Typically the arithmetic operations defined for pointers are:
Adding an integer to a pointer into an array, which returns the address of another element.
Subtracting two pointers into the same array, which returns the number of elements in-between (inclusive of one end).
Comparing two pointers into the same array, which indicates which element is closer to the head of the array.
Managed languages generally lead you down the road of "references" instead of pointers. A reference also holds the address of another object (or primitive), but arithmetic is disallowed.
Among other things, this means you can't use pointer arithmetic to walk off the end of an array and treat some other data using the wrong type. The other way of forming an invalid pointer is taken care of in such environments by using garbage collection.
Together this ensures type-safety, but at a terrible loss of generality.
I try to answer OP's question directly:
In other words, you can't write both
int x and int * y, and have x be a
value while y is a pointer, in any of
those languages. What is the reasoning
behind this?
The reason behind this is the managed memory model in these languages. In C# (or Python, or Java,...) the lifetime of resources and thus usage of memory is managed automatically by the underlying runtime, or by it's garbage collector, to be precise. Briefly: The application has no control over the location of a resource in memory. It is not specified - and is even not guaranteed to stay constant during the lifetime of a resource. Hence, the notion of pointer as 'a location of something in virtual or physical memory' is completely irrelevant.
As someone already mentioned, pointers can, and actually, will go wrong if you have a massive application. This is one of the reasons we sometimes see Windows having problems due to NULL pointers created! I personally don't like pointers because it causes terrible memory leak and no matter how good you manage your memory, it will eventually hunt you down in some ways. I experienced this a lot with OpenCV when working around image processing applications. Having lots of pointers floating around, putting them in a list and then retrieving them later caused problems for me. But again, there are good sides of using pointers and it is often a good way to tune up your code. It all depends on what you are doing, what specs you have to meet, etc.

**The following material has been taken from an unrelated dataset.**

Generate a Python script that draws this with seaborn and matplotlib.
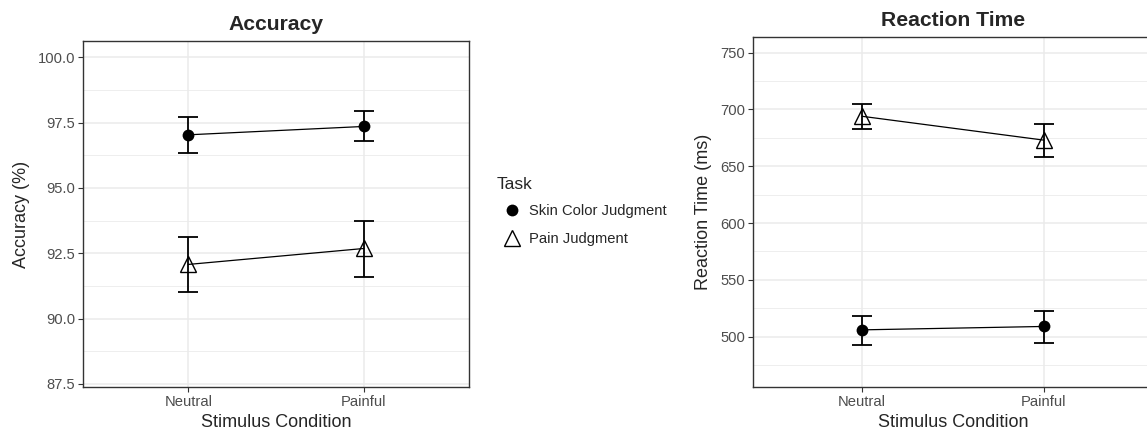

Pointers aren't bad. Pointers are difficult. The reason you can't have int x and int * y in Java, C#, etc., is that such languages want to put you away from solving coding problems (which are eventually subtle mistakes of yours), and they want to bring you closer to producing solutions to your project. They want to give you productivity.
As I said before, pointers aren't bad, they're just diffucult. In a Hello World programs pointers seems to be a piece of cake. Nevertheless when the program start growing, the complexity of managing pointers, passing the correct values, counting the objects, deleting the pointers, etc. start to get complex.
Now, from the point of view of the programmer (the user of the language, in this case you) this would lead to another problem that will become evident over the time: the longer it takes you don't read the code, the more difficult it will become to understand it again (i.e. projects from past years, months or event days). Added to this the fact that sometimes pointers use more than one level of indirection (TheClass ** ptr).
Last but not least, there are topics when the pointers application is very useful. As I mention before, they aren't bad. In Algorithms field they are very useful because in mathemical context you can refer to a specific value using a simple pointer (i.e. int *) and change is value without creating another object, and ironically it becomes easier to implement the algorithms with the use of pointers rather than without it.
Reminder: Each time when you ask why pointers or another thing is bad or is good, instead try to think in the historical context around when such topic or technology emerged and the problem that they tried to solve. In this case, pointers where needed to access to the memory of the PDP computers at Bell laboratories.